Restate the whole listing word for word. Pictures are left out.

• [DATA SEGMENT]:
============

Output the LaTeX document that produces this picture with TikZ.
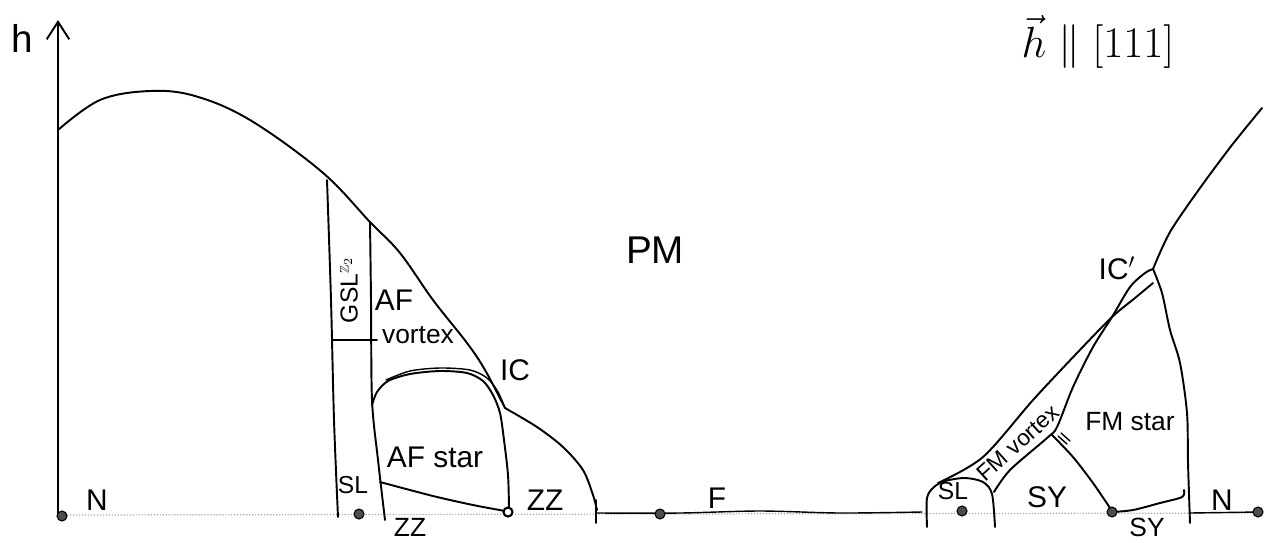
\documentclass[tikz,border=0pt]{standalone}
\usepackage{fontspec}
\setmainfont{Liberation Sans}
\usepackage{amssymb}
\usetikzlibrary{arrows.meta}
\begin{document}
\begin{tikzpicture}[x=0.02cm,y=-0.02cm,
  bd/.style={line width=1.1pt, black, line join=round, line cap=round},
  thin/.style={line width=0.8pt, black, line cap=round},
  lbl/.style={font=\fontsize{17}{19}\selectfont, inner sep=0pt},
  slbl/.style={font=\fontsize{14}{16}\selectfont, inner sep=0pt},
  blbl/.style={font=\fontsize{22}{26}\selectfont, inner sep=0pt},
  fdot/.style={circle, fill=black!70, draw=black, line width=0.6pt, inner sep=0pt, minimum size=0.2cm},
  odot/.style={circle, fill=white, draw=black, line width=1.2pt, inner sep=0pt, minimum size=0.18cm}]
\useasboundingbox (0,0) rectangle (1264,542);

% axes
\coordinate (O) at (58,516);
\coordinate (Top) at (58,20);
\draw[bd, -{Straight Barb[length=0.35cm,width=0.45cm,line width=1.1pt]}] (O) -- (Top);
\node[blbl] (hlab) at (22,38) {h};

% baseline
\draw[gray!70, densely dotted, line width=0.7pt] (58,515) -- (1260,513);
\draw[thin] plot[smooth] coordinates {(597,513) (680,513) (760,511) (840,513) (922,512)};
\draw[thin] (1190,513) -- (1258,512);

% big dome (left)
\draw[bd] plot[smooth, tension=0.6] coordinates {(58,130) (100,100) (150,91) (195,96) (250,120) (322,172) (370,222) (400,253) (433,300) (467,343) (485,370) (505,408)};
\draw[bd] plot[smooth] coordinates {(505,408) (537,427) (563,447) (583,470) (593,495) (597,510)};
\draw[bd] (596,500) -- (596,523);

% GSL strip
\draw[bd] plot[smooth] coordinates {(327,180) (331,300) (334,420) (338,517)};
\draw[bd] plot[smooth] coordinates {(370,222) (371,300) (372,400) (378,460) (385,520)};
\draw[bd] (332,340) -- (377,340);

% AF star dome
\draw[bd] plot[smooth] coordinates {(372,405) (377,392) (388,381) (410,374) (440,371) (467,373) (483,381) (493,395) (500,413) (504,440) (508,475) (509,508)};
\draw[thin] plot[smooth] coordinates {(386,380) (410,371) (440,368) (470,370) (487,378) (498,392) (505,408)};
\draw[bd] plot[smooth] coordinates {(380,482) (433,496) (473,505) (505,511)};

% dots left
\node[fdot] (d1) at (62,516) {};
\node[fdot] (d2) at (359,514) {};
\node[odot] (d3) at (508,512) {};
\node[fdot] (d4) at (660,514) {};

% labels left
\node[lbl] (nL) at (97,500) {N};
\node[slbl, rotate=90] (gsl) at (349,290) {GSL$^{\scriptscriptstyle\mathbb{Z}_2}$};
\node[lbl] (af) at (394,300) {AF};
\node[lbl, font=\fontsize{15}{17}\selectfont] (vort) at (418,335) {vortex};
\node[lbl] (ic) at (515,370) {IC};
\node[lbl] (afs) at (435,457) {AF star};
\node[slbl] (sl1) at (353,485) {SL};
\node[lbl] (zz1) at (545,500) {ZZ};
\node[lbl, font=\fontsize{15}{17}\selectfont] (zz2) at (410,527) {ZZ};
\node[blbl] (pm) at (655,250) {PM};
\node[lbl] (f) at (717,498) {F};

% right region
\draw[bd] plot[smooth] coordinates {(927,527) (927,498) (934,487) (945,481) (965,478) (983,482) (992,494) (995,527)};
\draw[bd] plot[smooth] coordinates {(938,483) (983,457) (1033,400) (1077,353) (1112,317) (1135,298) (1153,283)};
\draw[bd] plot[smooth] coordinates {(994,492) (1010,470) (1047,438) (1057,427) (1073,387) (1093,347) (1112,317) (1130,287) (1145,273) (1153,269)};
\draw[bd] plot[smooth] coordinates {(1153,269) (1170,232) (1200,188) (1232,145) (1262,108)};
\draw[bd] plot[smooth] coordinates {(1153,269) (1162,293) (1170,330) (1180,363) (1187,413) (1188,463) (1190,523)};
\draw[bd] plot[smooth] coordinates {(1052,435) (1073,457) (1093,483) (1110,508)};
\draw[thin] (1058,436) -- (1067,444);
\draw[thin] (1061,433) -- (1070,441);
\draw[bd] plot[smooth] coordinates {(1112,512) (1133,510) (1160,503) (1182,497) (1184,490)};

\node[fdot] (d5) at (962,511) {};
\node[fdot] (d6) at (1112,512) {};
\node[fdot] (d7) at (1258,512) {};

\node[slbl] (sl2) at (953,491) {SL};
\node[slbl, font=\fontsize{13}{15}\selectfont, rotate=42] (fmv) at (1018,443) {FM vortex};
\node[lbl, font=\fontsize{15}{17}\selectfont] (fms) at (1130,422) {FM star};
\node[lbl] (sy1) at (1047,497) {SY};
\node[lbl, font=\fontsize{15}{17}\selectfont] (sy2) at (1147,527) {SY};
\node[lbl] (nR) at (1222,500) {N};
\node[lbl] (icp) at (1117,268) {IC$'$};
\node[font=\fontsize{26}{30}\selectfont, inner sep=0pt] (hdir) at (1098,42) {$\vec{h}\parallel[111]$};
\end{tikzpicture}
\end{document}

============

• [THE SOLUTION]:
Output the LaTeX document that produces this picture with TikZ.
\documentclass[tikz,border=0pt]{standalone}
\usepackage{fontspec}
\setmainfont{Liberation Sans}
\usepackage{amssymb}
\usetikzlibrary{arrows.meta}
\begin{document}
\begin{tikzpicture}[x=0.02cm,y=-0.02cm,
  bd/.style={line width=1.1pt, black, line join=round, line cap=round},
  thin/.style={line width=0.8pt, black, line cap=round},
  lbl/.style={font=\fontsize{17}{19}\selectfont, inner sep=0pt},
  slbl/.style={font=\fontsize{14}{16}\selectfont, inner sep=0pt},
  blbl/.style={font=\fontsize{22}{26}\selectfont, inner sep=0pt},
  fdot/.style={circle, fill=black!70, draw=black, line width=0.6pt, inner sep=0pt, minimum size=0.2cm},
  odot/.style={circle, fill=white, draw=black, line width=1.2pt, inner sep=0pt, minimum size=0.18cm}]
\useasboundingbox (0,0) rectangle (1264,542);

% axes
\coordinate (O) at (58,516);
\coordinate (Top) at (58,20);
\draw[bd, -{Straight Barb[length=0.35cm,width=0.45cm,line width=1.1pt]}] (O) -- (Top);
\node[blbl] (hlab) at (22,38) {h};

% baseline
\draw[gray!70, densely dotted, line width=0.7pt] (58,515) -- (1260,513);
\draw[thin] plot[smooth] coordinates {(597,513) (680,513) (760,511) (840,513) (922,512)};
\draw[thin] (1190,513) -- (1258,512);

% big dome (left)
\draw[bd] plot[smooth, tension=0.6] coordinates {(58,130) (100,100) (150,91) (195,96) (250,120) (322,172) (370,222) (400,253) (433,300) (467,343) (485,370) (505,408)};
\draw[bd] plot[smooth] coordinates {(505,408) (537,427) (563,447) (583,470) (593,495) (597,510)};
\draw[bd] (596,500) -- (596,523);

% GSL strip
\draw[bd] plot[smooth] coordinates {(327,180) (331,300) (334,420) (338,517)};
\draw[bd] plot[smooth] coordinates {(370,222) (371,300) (372,400) (378,460) (385,520)};
\draw[bd] (332,340) -- (377,340);

% AF star dome
\draw[bd] plot[smooth] coordinates {(372,405) (377,392) (388,381) (410,374) (440,371) (467,373) (483,381) (493,395) (500,413) (504,440) (508,475) (509,508)};
\draw[thin] plot[smooth] coordinates {(386,380) (410,371) (440,368) (470,370) (487,378) (498,392) (505,408)};
\draw[bd] plot[smooth] coordinates {(380,482) (433,496) (473,505) (505,511)};

% dots left
\node[fdot] (d1) at (62,516) {};
\node[fdot] (d2) at (359,514) {};
\node[odot] (d3) at (508,512) {};
\node[fdot] (d4) at (660,514) {};

% labels left
\node[lbl] (nL) at (97,500) {N};
\node[slbl, rotate=90] (gsl) at (349,290) {GSL$^{\scriptscriptstyle\mathbb{Z}_2}$};
\node[lbl] (af) at (394,300) {AF};
\node[lbl, font=\fontsize{15}{17}\selectfont] (vort) at (418,335) {vortex};
\node[lbl] (ic) at (515,370) {IC};
\node[lbl] (afs) at (435,457) {AF star};
\node[slbl] (sl1) at (353,485) {SL};
\node[lbl] (zz1) at (545,500) {ZZ};
\node[lbl, font=\fontsize{15}{17}\selectfont] (zz2) at (410,527) {ZZ};
\node[blbl] (pm) at (655,250) {PM};
\node[lbl] (f) at (717,498) {F};

% right region
\draw[bd] plot[smooth] coordinates {(927,527) (927,498) (934,487) (945,481) (965,478) (983,482) (992,494) (995,527)};
\draw[bd] plot[smooth] coordinates {(938,483) (983,457) (1033,400) (1077,353) (1112,317) (1135,298) (1153,283)};
\draw[bd] plot[smooth] coordinates {(994,492) (1010,470) (1047,438) (1057,427) (1073,387) (1093,347) (1112,317) (1130,287) (1145,273) (1153,269)};
\draw[bd] plot[smooth] coordinates {(1153,269) (1170,232) (1200,188) (1232,145) (1262,108)};
\draw[bd] plot[smooth] coordinates {(1153,269) (1162,293) (1170,330) (1180,363) (1187,413) (1188,463) (1190,523)};
\draw[bd] plot[smooth] coordinates {(1052,435) (1073,457) (1093,483) (1110,508)};
\draw[thin] (1058,436) -- (1067,444);
\draw[thin] (1061,433) -- (1070,441);
\draw[bd] plot[smooth] coordinates {(1112,512) (1133,510) (1160,503) (1182,497) (1184,490)};

\node[fdot] (d5) at (962,511) {};
\node[fdot] (d6) at (1112,512) {};
\node[fdot] (d7) at (1258,512) {};

\node[slbl] (sl2) at (953,491) {SL};
\node[slbl, font=\fontsize{13}{15}\selectfont, rotate=42] (fmv) at (1018,443) {FM vortex};
\node[lbl, font=\fontsize{15}{17}\selectfont] (fms) at (1130,422) {FM star};
\node[lbl] (sy1) at (1047,497) {SY};
\node[lbl, font=\fontsize{15}{17}\selectfont] (sy2) at (1147,527) {SY};
\node[lbl] (nR) at (1222,500) {N};
\node[lbl] (icp) at (1117,268) {IC$'$};
\node[font=\fontsize{26}{30}\selectfont, inner sep=0pt] (hdir) at (1098,42) {$\vec{h}\parallel[111]$};
\end{tikzpicture}
\end{document}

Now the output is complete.